Beer tasting is a way to learn more about the history, ingredients and production of beer as well as different beer styles, hops, yeast and beer presentation. A common way is to analyse the appearance, smell and taste of the beer. Then a final judgement of the beer's quality is done. There are many scales for rating beer among beer journalists and beer experts. Different magazines and experts often use their own scale, for example the famous British sommelier Jancis Robinson uses a scale between 1 and 20 and the famous American sommelier Joshua M. Bernstein uses a scale between 1 and 100. However it is common for professional organisations such as the Wine & Spirit Education Trust to rate beer with verbal grades: faulty - poor - acceptable - good - very good - outstanding, corresponding to a scale from 1 to 5.

Themes
First, a selection of beers is chosen for the tasting.
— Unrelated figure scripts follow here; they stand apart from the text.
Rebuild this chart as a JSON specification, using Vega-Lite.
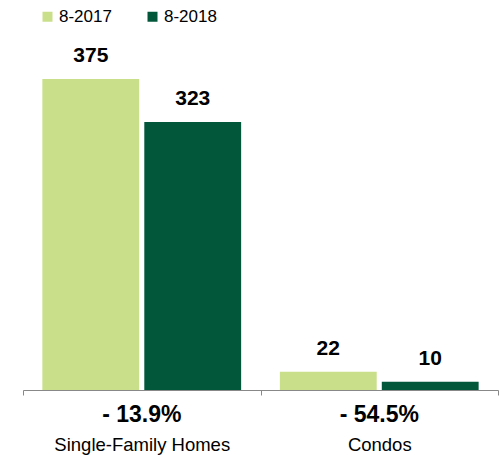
{
  "$schema": "https://vega.github.io/schema/vega-lite/v6.json",
  "autosize": "none",
  "width": 475,
  "height": 350,
  "padding": {"left": 23, "top": 40, "right": 1, "bottom": 65},
  "background": "white",
  "config": {"view": {"stroke": null}, "font": "Liberation Sans"},
  "data": {"values": [
    {"category": "Single-Family Homes", "period": "8-2017", "value": 375, "change": "- 13.9%"},
    {"category": "Single-Family Homes", "period": "8-2018", "value": 323, "change": "- 13.9%"},
    {"category": "Condos", "period": "8-2017", "value": 22, "change": "- 54.5%"},
    {"category": "Condos", "period": "8-2018", "value": 10, "change": "- 54.5%"}
  ]},
  "encoding": {
    "x": {"field": "category", "type": "nominal", "sort": ["Single-Family Homes", "Condos"],
      "scale": {"paddingInner": 0, "paddingOuter": 0},
      "axis": {"title": null, "tickBand": "extent", "domainColor": "#888888", "tickColor": "#888888", "tickSize": 5, "labelFontSize": 18.5, "labelColor": "#000000", "labelPadding": 40, "labelAngle": 0}
    }
  },
  "layer": [
    {
      "mark": {"type": "bar"},
      "encoding": {
        "xOffset": {"field": "period", "type": "nominal", "scale": {"paddingInner": 0.05, "paddingOuter": 0.19}},
        "y": {"field": "value", "type": "quantitative", "scale": {"domain": [0, 422], "nice": false}, "axis": null},
        "color": {"field": "period", "type": "nominal",
          "scale": {"domain": ["8-2017", "8-2018"], "range": ["#c9df8a", "#02563a"]},
          "legend": {"title": null, "orient": "none", "direction": "horizontal", "legendX": 16, "legendY": -32, "symbolType": "square", "symbolSize": 100, "symbolStrokeWidth": 0, "labelFontSize": 17, "labelColor": "#000000", "columnPadding": 32, "labelOffset": 3}
        }
      }
    },
    {
      "mark": {"type": "text", "fontWeight": "bold", "fontSize": 21, "baseline": "bottom", "dy": -13, "color": "#000000"},
      "encoding": {
        "xOffset": {"field": "period", "type": "nominal", "scale": {"paddingInner": 0.05, "paddingOuter": 0.19}},
        "y": {"field": "value", "type": "quantitative"},
        "text": {"field": "value", "type": "quantitative"}
      }
    },
    {
      "transform": [{"filter": "datum.period === '8-2017'"}],
      "mark": {"type": "text", "fontWeight": "bold", "fontSize": 23, "baseline": "top", "dy": 14, "color": "#000000"},
      "encoding": {
        "y": {"datum": 0, "type": "quantitative"},
        "text": {"field": "change", "type": "nominal"}
      }
    }
  ]
}
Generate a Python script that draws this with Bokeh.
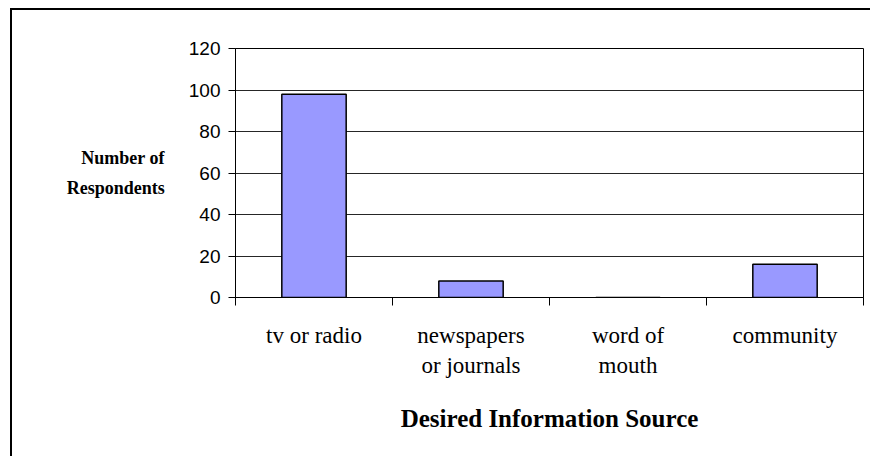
from bokeh.plotting import figure
from bokeh.models import Range1d, FixedTicker, ColumnDataSource, CustomJSTickFormatter
from bokeh.embed import file_html
from bokeh.resources import INLINE

categories = ["tv or radio", "newspapers\nor journals", "word of\nmouth", "community"]
respondents = [98, 8, 0, 16]
y_ticks = [0, 20, 40, 60, 80, 100, 120]

n = len(categories)
centers = [i + 0.5 for i in range(n)]
bounds = [float(i) for i in range(n + 1)]

src = ColumnDataSource(dict(x=centers, top=respondents))

p = figure(width=860, height=448, output_backend="svg", toolbar_location=None,
           x_range=Range1d(0, n), y_range=Range1d(0, 120),
           min_border_left=223, min_border_top=38, min_border_right=9, min_border_bottom=161)
p.margin = (8, 0, 0, 10)
p.styles = {"border-left": "2px solid black", "border-top": "2px solid black"}

p.vbar(x="x", top="top", width=0.41, bottom=0, source=src,
       fill_color="#9999FF", line_color="black", line_width=1.5)

p.outline_line_color = "black"
p.outline_line_width = 1
p.xgrid.visible = False
p.ygrid.grid_line_color = "black"
p.ygrid.grid_line_alpha = 0.85
p.ygrid.ticker = FixedTicker(ticks=y_ticks)

xa = p.xaxis[0]
xa.ticker = FixedTicker(ticks=centers, minor_ticks=bounds)
xa.formatter = CustomJSTickFormatter(args=dict(labels=categories),
                                     code="return labels[Math.floor(tick)];")
xa.major_tick_out = 0
xa.major_tick_in = 0
xa.minor_tick_out = 8
xa.minor_tick_in = 0
xa.minor_tick_line_color = "black"
xa.axis_line_color = "black"
xa.major_label_text_font = "Liberation Serif, DejaVu Serif, serif"
xa.major_label_text_font_style = "normal"
xa.major_label_text_font_size = "23px"
xa.major_label_text_color = "black"
xa.major_label_standoff = 17
xa.axis_label = "Desired Information Source"
xa.axis_label_text_font = "Liberation Serif"
xa.axis_label_text_font_style = "bold"
xa.axis_label_text_font_size = "25px"
xa.axis_label_text_color = "black"
xa.axis_label_standoff = 24

ya = p.yaxis[0]
ya.ticker = FixedTicker(ticks=y_ticks)
ya.major_tick_out = 7
ya.major_tick_in = 0
ya.minor_tick_line_color = None
ya.axis_line_color = "black"
ya.major_label_text_font = "Liberation Sans"
ya.major_label_text_font_size = "19px"
ya.major_label_text_color = "black"
ya.major_label_standoff = 8
ya.axis_label = "Number of\nRespondents"
ya.axis_label_orientation = "horizontal"
ya.axis_label_text_font = "Liberation Serif"
ya.axis_label_text_font_style = "bold"
ya.axis_label_text_font_size = "18px"
ya.axis_label_text_color = "black"
ya.axis_label_text_align = "center"
ya.axis_label_text_line_height = 1.5
ya.axis_label_standoff = 21

open("out.html", "w").write(file_html(p, INLINE))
A theme can be for example Belgian beers or a selection of beers of varying bitterness. Beers are often tasted in an order from lightest to heaviest, driest to sweetest and cheapest to most expensive. This forms a basic structure of the tasting, but it is more important to organise the tasting according to how the human tastebuds work. As tasting progresses, the tastebuds become less sensitive and can even be anaesthesised. After the beers have been chosen, suitable snacks are provided and information about each beer producer and region is given. To make the tasting diverse, four to six different beers to taste at the same time are generally provided. Interesting tasting themes can be for example different types of beer such as stout, wheat beer or India pale ale, different countries such as Belgian beers or American pale ales. It is also common to couple the beers with various food, such as a tasting of beers and cheeses.

Glass
Choosing a glass for beer tasting is more important than one might think. An ISO standard tasting glass is often used in professional tastings, which is the standard for tasting different beverages. This type of glass is used by many tasters throughout the world to ensure the glass does not affect their judgement. The glass should be large enough to capture the aroma of the beer when it is twisted around on the bottom of the glass. The glass should have a foot so that the container part is not stained or warmed by the hands.

Blind tasting
A common form of beer tasting is so-called blind tasting. In this type of tasting the taster does not know which beer is in which glass, for example by shrouding the bottle in an opaque container as it is poured. An experienced taster can have an idea of what the beer is by clues in the beer's appearance, smell and taste. This is however becoming more difficult as the number of different beer brands and styles is growing.